START DATA SEGMENT

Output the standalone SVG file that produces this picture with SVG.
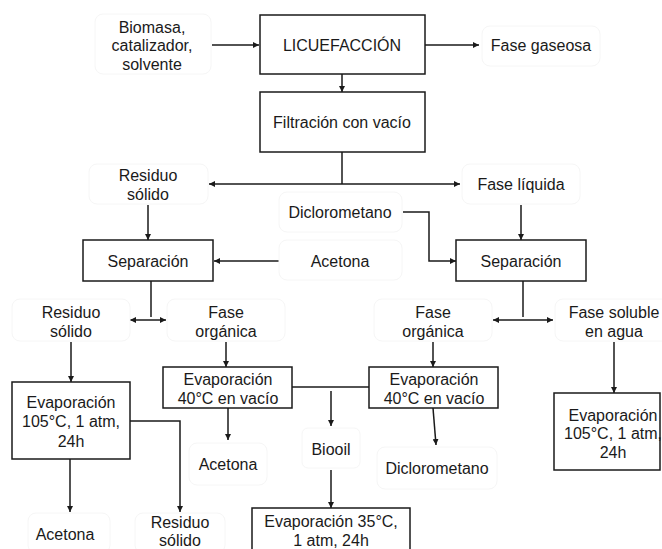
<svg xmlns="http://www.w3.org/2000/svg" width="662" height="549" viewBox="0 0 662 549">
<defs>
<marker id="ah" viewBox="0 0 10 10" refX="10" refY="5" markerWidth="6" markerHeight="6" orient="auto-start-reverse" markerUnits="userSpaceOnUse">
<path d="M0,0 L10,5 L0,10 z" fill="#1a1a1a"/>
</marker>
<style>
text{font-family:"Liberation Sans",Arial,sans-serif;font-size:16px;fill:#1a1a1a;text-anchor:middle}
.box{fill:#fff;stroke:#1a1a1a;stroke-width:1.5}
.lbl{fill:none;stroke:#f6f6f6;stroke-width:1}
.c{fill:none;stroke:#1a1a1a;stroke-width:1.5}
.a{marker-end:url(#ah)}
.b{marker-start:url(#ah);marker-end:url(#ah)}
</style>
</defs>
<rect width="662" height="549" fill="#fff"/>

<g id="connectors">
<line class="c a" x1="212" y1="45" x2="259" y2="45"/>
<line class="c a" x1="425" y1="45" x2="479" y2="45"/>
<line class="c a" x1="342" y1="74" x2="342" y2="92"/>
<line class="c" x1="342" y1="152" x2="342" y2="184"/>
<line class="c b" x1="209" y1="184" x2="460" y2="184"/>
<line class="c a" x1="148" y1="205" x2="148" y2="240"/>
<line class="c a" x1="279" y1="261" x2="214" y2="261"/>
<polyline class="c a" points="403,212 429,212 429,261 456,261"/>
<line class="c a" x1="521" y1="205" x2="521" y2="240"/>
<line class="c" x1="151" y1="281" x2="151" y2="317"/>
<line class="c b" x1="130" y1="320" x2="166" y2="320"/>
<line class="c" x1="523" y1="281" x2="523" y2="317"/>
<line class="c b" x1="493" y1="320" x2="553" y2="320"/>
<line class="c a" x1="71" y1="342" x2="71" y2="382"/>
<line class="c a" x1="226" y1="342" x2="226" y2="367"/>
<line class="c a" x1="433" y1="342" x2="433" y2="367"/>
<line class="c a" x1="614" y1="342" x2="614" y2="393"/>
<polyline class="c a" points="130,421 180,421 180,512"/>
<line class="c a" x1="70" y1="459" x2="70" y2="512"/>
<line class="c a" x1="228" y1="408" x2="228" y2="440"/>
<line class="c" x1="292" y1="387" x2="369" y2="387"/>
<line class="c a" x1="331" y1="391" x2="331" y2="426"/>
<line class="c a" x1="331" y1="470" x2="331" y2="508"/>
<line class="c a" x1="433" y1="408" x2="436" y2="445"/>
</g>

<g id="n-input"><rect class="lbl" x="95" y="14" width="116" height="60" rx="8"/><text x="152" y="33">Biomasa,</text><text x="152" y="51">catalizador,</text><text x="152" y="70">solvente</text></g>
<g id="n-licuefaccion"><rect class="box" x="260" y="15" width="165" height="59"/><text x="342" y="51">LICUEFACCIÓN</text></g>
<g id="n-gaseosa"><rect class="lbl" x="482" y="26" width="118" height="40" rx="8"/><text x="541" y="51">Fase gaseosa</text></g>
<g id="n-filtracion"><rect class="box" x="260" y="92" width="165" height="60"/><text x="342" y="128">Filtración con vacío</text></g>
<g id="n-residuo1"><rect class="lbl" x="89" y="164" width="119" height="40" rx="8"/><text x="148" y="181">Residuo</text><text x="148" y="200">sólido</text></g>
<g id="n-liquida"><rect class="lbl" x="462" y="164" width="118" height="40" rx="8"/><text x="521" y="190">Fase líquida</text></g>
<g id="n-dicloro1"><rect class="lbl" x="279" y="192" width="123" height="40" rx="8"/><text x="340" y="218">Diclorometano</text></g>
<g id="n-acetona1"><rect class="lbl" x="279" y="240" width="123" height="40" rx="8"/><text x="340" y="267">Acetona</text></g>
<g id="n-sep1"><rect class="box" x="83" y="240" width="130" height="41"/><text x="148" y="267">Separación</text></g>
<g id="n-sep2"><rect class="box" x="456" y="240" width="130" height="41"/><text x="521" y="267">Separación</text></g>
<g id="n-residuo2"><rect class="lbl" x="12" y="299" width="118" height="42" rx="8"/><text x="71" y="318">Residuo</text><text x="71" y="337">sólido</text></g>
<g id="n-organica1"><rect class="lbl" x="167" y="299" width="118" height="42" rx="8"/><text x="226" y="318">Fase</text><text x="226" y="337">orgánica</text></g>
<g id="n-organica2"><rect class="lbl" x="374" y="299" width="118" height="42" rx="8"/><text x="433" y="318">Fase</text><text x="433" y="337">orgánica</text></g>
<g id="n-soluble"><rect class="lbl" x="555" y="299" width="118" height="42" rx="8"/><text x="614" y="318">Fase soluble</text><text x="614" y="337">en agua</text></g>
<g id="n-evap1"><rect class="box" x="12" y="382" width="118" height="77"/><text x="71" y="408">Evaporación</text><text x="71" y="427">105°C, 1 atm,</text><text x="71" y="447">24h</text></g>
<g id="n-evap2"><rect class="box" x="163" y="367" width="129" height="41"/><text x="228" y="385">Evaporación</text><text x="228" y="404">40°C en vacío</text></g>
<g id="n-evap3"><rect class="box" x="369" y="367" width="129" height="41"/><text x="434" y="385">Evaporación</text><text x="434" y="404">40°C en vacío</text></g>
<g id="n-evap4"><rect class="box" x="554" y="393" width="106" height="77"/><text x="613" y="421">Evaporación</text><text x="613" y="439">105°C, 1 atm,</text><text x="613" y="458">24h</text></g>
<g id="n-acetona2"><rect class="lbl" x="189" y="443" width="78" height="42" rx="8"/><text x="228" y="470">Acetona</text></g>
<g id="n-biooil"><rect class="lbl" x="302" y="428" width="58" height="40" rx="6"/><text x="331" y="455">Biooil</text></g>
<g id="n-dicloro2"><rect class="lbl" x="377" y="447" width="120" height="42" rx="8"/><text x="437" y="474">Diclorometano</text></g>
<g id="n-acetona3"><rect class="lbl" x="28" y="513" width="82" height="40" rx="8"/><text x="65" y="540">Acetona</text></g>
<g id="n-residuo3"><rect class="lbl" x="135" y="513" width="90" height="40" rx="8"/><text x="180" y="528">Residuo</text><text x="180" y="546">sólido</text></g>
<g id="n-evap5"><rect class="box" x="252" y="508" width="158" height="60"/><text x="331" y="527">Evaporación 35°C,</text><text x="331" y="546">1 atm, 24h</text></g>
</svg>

END DATA SEGMENT

### WRITTEN PROBLEM
All of the data above should be quoted exactly, except for the pictures.

### ANSWER TO THIS PROBLEM
Output the standalone SVG file that produces this picture with SVG.
<svg xmlns="http://www.w3.org/2000/svg" width="662" height="549" viewBox="0 0 662 549">
<defs>
<marker id="ah" viewBox="0 0 10 10" refX="10" refY="5" markerWidth="6" markerHeight="6" orient="auto-start-reverse" markerUnits="userSpaceOnUse">
<path d="M0,0 L10,5 L0,10 z" fill="#1a1a1a"/>
</marker>
<style>
text{font-family:"Liberation Sans",Arial,sans-serif;font-size:16px;fill:#1a1a1a;text-anchor:middle}
.box{fill:#fff;stroke:#1a1a1a;stroke-width:1.5}
.lbl{fill:none;stroke:#f6f6f6;stroke-width:1}
.c{fill:none;stroke:#1a1a1a;stroke-width:1.5}
.a{marker-end:url(#ah)}
.b{marker-start:url(#ah);marker-end:url(#ah)}
</style>
</defs>
<rect width="662" height="549" fill="#fff"/>

<g id="connectors">
<line class="c a" x1="212" y1="45" x2="259" y2="45"/>
<line class="c a" x1="425" y1="45" x2="479" y2="45"/>
<line class="c a" x1="342" y1="74" x2="342" y2="92"/>
<line class="c" x1="342" y1="152" x2="342" y2="184"/>
<line class="c b" x1="209" y1="184" x2="460" y2="184"/>
<line class="c a" x1="148" y1="205" x2="148" y2="240"/>
<line class="c a" x1="279" y1="261" x2="214" y2="261"/>
<polyline class="c a" points="403,212 429,212 429,261 456,261"/>
<line class="c a" x1="521" y1="205" x2="521" y2="240"/>
<line class="c" x1="151" y1="281" x2="151" y2="317"/>
<line class="c b" x1="130" y1="320" x2="166" y2="320"/>
<line class="c" x1="523" y1="281" x2="523" y2="317"/>
<line class="c b" x1="493" y1="320" x2="553" y2="320"/>
<line class="c a" x1="71" y1="342" x2="71" y2="382"/>
<line class="c a" x1="226" y1="342" x2="226" y2="367"/>
<line class="c a" x1="433" y1="342" x2="433" y2="367"/>
<line class="c a" x1="614" y1="342" x2="614" y2="393"/>
<polyline class="c a" points="130,421 180,421 180,512"/>
<line class="c a" x1="70" y1="459" x2="70" y2="512"/>
<line class="c a" x1="228" y1="408" x2="228" y2="440"/>
<line class="c" x1="292" y1="387" x2="369" y2="387"/>
<line class="c a" x1="331" y1="391" x2="331" y2="426"/>
<line class="c a" x1="331" y1="470" x2="331" y2="508"/>
<line class="c a" x1="433" y1="408" x2="436" y2="445"/>
</g>

<g id="n-input"><rect class="lbl" x="95" y="14" width="116" height="60" rx="8"/><text x="152" y="33">Biomasa,</text><text x="152" y="51">catalizador,</text><text x="152" y="70">solvente</text></g>
<g id="n-licuefaccion"><rect class="box" x="260" y="15" width="165" height="59"/><text x="342" y="51">LICUEFACCIÓN</text></g>
<g id="n-gaseosa"><rect class="lbl" x="482" y="26" width="118" height="40" rx="8"/><text x="541" y="51">Fase gaseosa</text></g>
<g id="n-filtracion"><rect class="box" x="260" y="92" width="165" height="60"/><text x="342" y="128">Filtración con vacío</text></g>
<g id="n-residuo1"><rect class="lbl" x="89" y="164" width="119" height="40" rx="8"/><text x="148" y="181">Residuo</text><text x="148" y="200">sólido</text></g>
<g id="n-liquida"><rect class="lbl" x="462" y="164" width="118" height="40" rx="8"/><text x="521" y="190">Fase líquida</text></g>
<g id="n-dicloro1"><rect class="lbl" x="279" y="192" width="123" height="40" rx="8"/><text x="340" y="218">Diclorometano</text></g>
<g id="n-acetona1"><rect class="lbl" x="279" y="240" width="123" height="40" rx="8"/><text x="340" y="267">Acetona</text></g>
<g id="n-sep1"><rect class="box" x="83" y="240" width="130" height="41"/><text x="148" y="267">Separación</text></g>
<g id="n-sep2"><rect class="box" x="456" y="240" width="130" height="41"/><text x="521" y="267">Separación</text></g>
<g id="n-residuo2"><rect class="lbl" x="12" y="299" width="118" height="42" rx="8"/><text x="71" y="318">Residuo</text><text x="71" y="337">sólido</text></g>
<g id="n-organica1"><rect class="lbl" x="167" y="299" width="118" height="42" rx="8"/><text x="226" y="318">Fase</text><text x="226" y="337">orgánica</text></g>
<g id="n-organica2"><rect class="lbl" x="374" y="299" width="118" height="42" rx="8"/><text x="433" y="318">Fase</text><text x="433" y="337">orgánica</text></g>
<g id="n-soluble"><rect class="lbl" x="555" y="299" width="118" height="42" rx="8"/><text x="614" y="318">Fase soluble</text><text x="614" y="337">en agua</text></g>
<g id="n-evap1"><rect class="box" x="12" y="382" width="118" height="77"/><text x="71" y="408">Evaporación</text><text x="71" y="427">105°C, 1 atm,</text><text x="71" y="447">24h</text></g>
<g id="n-evap2"><rect class="box" x="163" y="367" width="129" height="41"/><text x="228" y="385">Evaporación</text><text x="228" y="404">40°C en vacío</text></g>
<g id="n-evap3"><rect class="box" x="369" y="367" width="129" height="41"/><text x="434" y="385">Evaporación</text><text x="434" y="404">40°C en vacío</text></g>
<g id="n-evap4"><rect class="box" x="554" y="393" width="106" height="77"/><text x="613" y="421">Evaporación</text><text x="613" y="439">105°C, 1 atm,</text><text x="613" y="458">24h</text></g>
<g id="n-acetona2"><rect class="lbl" x="189" y="443" width="78" height="42" rx="8"/><text x="228" y="470">Acetona</text></g>
<g id="n-biooil"><rect class="lbl" x="302" y="428" width="58" height="40" rx="6"/><text x="331" y="455">Biooil</text></g>
<g id="n-dicloro2"><rect class="lbl" x="377" y="447" width="120" height="42" rx="8"/><text x="437" y="474">Diclorometano</text></g>
<g id="n-acetona3"><rect class="lbl" x="28" y="513" width="82" height="40" rx="8"/><text x="65" y="540">Acetona</text></g>
<g id="n-residuo3"><rect class="lbl" x="135" y="513" width="90" height="40" rx="8"/><text x="180" y="528">Residuo</text><text x="180" y="546">sólido</text></g>
<g id="n-evap5"><rect class="box" x="252" y="508" width="158" height="60"/><text x="331" y="527">Evaporación 35°C,</text><text x="331" y="546">1 atm, 24h</text></g>
</svg>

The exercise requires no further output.